The local coroner in Moscow, Idaho, said that the four University of Idaho students found murdered Sunday afternoon showed “pretty extensive” wounds.
Latah County Coroner Cathy Mabbutt told NBC News that the autopsies for Ethan Chapin, 20; Kaylee Goncalves, 21; Xana Kernodle, 20; and Madison Mogen, 21, were completed on November 16. Mabbutt told the outlet that the autopsies narrowed the timeline for when the four friends were killed and what kind of weapon was used in the murder.
“It would have been early in the morning, sometime after 2 a.m., but still during the night,” Mabbutt said.
She added that there wasn’t any medical way to determine which of the four was attacked first, so that will be up to the police, who are “trying to put timelines together with other text messages and other technology.”
Mabbutt described the murder weapon as “a bigger knife” that would be consistent with the “pretty extensive” wounds found on the students. She wouldn’t say how many times each student was stabbed, but she indicated it was multiple times and that each student was stabbed a different amount of times and in different places on their bodies. She also said the victims had a “little bit of bruising” but “nothing significant,” adding that such bruising “wouldn’t be uncommon during a stabbing.”
The coroner also told NBC that DNA samples were taken from the scene and that some of it may not belong to the four victims.
“There were nail clippings that were taken, and other ones that are being sent off, and so that will be processed,” Mabbutt told the outlet.
She added that she hadn’t seen anything like the scene at the house in Moscow.
“It’s pretty traumatic when there’s four dead college students … who’ve been stabbed to death in one location,” she said.
“I’ve been coroner for 16 years … we have had multiple (victim) murders in the past, but nothing, nothing like this,” she added.

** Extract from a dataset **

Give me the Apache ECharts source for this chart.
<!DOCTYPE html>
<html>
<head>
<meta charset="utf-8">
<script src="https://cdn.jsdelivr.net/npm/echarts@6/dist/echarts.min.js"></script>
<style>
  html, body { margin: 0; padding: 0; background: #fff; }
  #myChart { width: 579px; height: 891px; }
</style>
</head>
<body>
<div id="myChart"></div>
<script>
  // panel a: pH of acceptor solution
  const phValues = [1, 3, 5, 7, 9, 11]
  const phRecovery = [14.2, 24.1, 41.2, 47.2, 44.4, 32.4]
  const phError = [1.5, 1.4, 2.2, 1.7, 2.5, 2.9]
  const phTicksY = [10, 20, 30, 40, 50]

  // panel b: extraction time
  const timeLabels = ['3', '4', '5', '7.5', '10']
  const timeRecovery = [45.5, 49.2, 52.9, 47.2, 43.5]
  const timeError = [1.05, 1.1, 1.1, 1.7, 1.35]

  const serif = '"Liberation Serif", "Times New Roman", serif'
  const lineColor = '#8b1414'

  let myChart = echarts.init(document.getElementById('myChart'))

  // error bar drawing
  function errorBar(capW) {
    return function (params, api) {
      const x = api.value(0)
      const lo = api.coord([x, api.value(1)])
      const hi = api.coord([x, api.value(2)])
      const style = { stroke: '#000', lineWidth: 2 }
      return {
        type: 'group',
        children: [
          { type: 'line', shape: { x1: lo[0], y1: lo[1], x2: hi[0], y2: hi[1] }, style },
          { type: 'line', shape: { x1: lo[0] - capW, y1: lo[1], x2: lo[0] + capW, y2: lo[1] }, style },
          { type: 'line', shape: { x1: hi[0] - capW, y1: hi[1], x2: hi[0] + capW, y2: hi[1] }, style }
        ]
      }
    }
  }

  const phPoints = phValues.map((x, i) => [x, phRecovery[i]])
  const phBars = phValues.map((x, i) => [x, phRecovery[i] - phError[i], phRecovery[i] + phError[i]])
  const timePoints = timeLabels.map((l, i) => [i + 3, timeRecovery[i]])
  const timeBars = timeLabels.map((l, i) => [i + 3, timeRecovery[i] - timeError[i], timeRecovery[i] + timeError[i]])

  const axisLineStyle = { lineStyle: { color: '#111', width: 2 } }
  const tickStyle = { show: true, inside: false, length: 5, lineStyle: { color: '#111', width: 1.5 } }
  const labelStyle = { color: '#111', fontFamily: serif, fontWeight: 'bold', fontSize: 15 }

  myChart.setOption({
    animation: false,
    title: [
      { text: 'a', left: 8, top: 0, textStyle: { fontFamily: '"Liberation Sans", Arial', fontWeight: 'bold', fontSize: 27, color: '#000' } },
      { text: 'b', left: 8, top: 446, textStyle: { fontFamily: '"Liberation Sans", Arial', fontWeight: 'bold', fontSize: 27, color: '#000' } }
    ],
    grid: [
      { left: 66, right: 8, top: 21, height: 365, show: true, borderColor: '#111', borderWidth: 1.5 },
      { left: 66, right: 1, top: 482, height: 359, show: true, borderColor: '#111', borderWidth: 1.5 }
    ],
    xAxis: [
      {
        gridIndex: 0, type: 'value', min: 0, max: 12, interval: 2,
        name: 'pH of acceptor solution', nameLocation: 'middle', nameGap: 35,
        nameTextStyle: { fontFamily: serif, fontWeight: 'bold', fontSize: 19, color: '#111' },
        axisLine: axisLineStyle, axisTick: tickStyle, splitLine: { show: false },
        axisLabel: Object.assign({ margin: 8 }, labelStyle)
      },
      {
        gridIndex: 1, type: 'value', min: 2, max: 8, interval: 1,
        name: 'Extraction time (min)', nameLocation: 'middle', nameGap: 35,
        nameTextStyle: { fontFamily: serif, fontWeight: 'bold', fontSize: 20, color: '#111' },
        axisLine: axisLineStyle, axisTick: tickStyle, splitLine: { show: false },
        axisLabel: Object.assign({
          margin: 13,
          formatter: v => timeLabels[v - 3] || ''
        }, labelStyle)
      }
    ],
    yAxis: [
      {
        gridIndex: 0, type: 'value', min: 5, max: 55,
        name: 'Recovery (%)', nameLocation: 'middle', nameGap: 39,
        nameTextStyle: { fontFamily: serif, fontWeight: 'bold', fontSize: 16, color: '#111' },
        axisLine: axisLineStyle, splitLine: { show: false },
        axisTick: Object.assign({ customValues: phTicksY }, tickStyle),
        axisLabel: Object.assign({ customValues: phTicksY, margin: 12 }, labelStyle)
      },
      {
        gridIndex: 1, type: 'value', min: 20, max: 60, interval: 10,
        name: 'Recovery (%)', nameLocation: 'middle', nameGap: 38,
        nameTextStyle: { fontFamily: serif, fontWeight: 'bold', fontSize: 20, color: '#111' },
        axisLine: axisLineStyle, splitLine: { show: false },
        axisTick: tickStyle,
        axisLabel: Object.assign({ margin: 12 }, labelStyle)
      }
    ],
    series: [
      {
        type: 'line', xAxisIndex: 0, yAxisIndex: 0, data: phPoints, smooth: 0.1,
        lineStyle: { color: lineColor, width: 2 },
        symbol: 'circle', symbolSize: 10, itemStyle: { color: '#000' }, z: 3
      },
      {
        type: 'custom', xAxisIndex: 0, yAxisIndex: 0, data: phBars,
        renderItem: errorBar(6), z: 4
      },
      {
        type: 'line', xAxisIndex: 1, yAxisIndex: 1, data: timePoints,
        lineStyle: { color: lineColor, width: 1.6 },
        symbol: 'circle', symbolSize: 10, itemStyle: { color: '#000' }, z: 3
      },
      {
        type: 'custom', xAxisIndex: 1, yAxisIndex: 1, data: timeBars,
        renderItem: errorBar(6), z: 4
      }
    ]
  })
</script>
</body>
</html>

For the first few days after the bodies were found, police said there was no ongoing threat to the community. That changed on Wednesday, when Moscow Police Chief James Fry reversed course and acknowledged that there may be a threat to the community since the police still do not have a person of interest connected to the slayings.
“We cannot say that there is no threat to the community,” Fry said at the press conference. “There is a threat out there, possibly.”
Fry also said that there were two other roommates at the house when the killings occurred, but they were not injured or taken hostage. He noted that, currently, there is no person of interest in the case.
The two surviving roommates did not witness the crime, which Fry said happened in the “early morning” hours. Police were not called until just before noon, and the two other roommates were still in the house when police arrived to investigate.
“We need to be vigilant. We need to watch out for our neighbors,” Fry said. “We need to continue to do that until we can close this off and make an arrest.”
Fry noted on Wednesday that the students were stabbed with a knife that has not been found yet, there were no signs of forced entry into the home, and no signs of a robbery.
The police chief also provided a known timeline for the homicide, saying that two of the victims, 20-year-old Ethan Chapin and 20-year-old Xana Kernodle, were at an on-campus party earlier in the evening, while Kaylee Goncalves and Madison Mogen, each 21, went to a bar downtown.
The group reportedly arrived back at the house “sometime after 1:45 a.m.,” Fry said, adding that the call about an “unconscious person” came in more than 10 hours later. It was that 911 call that led police to discover the bodies.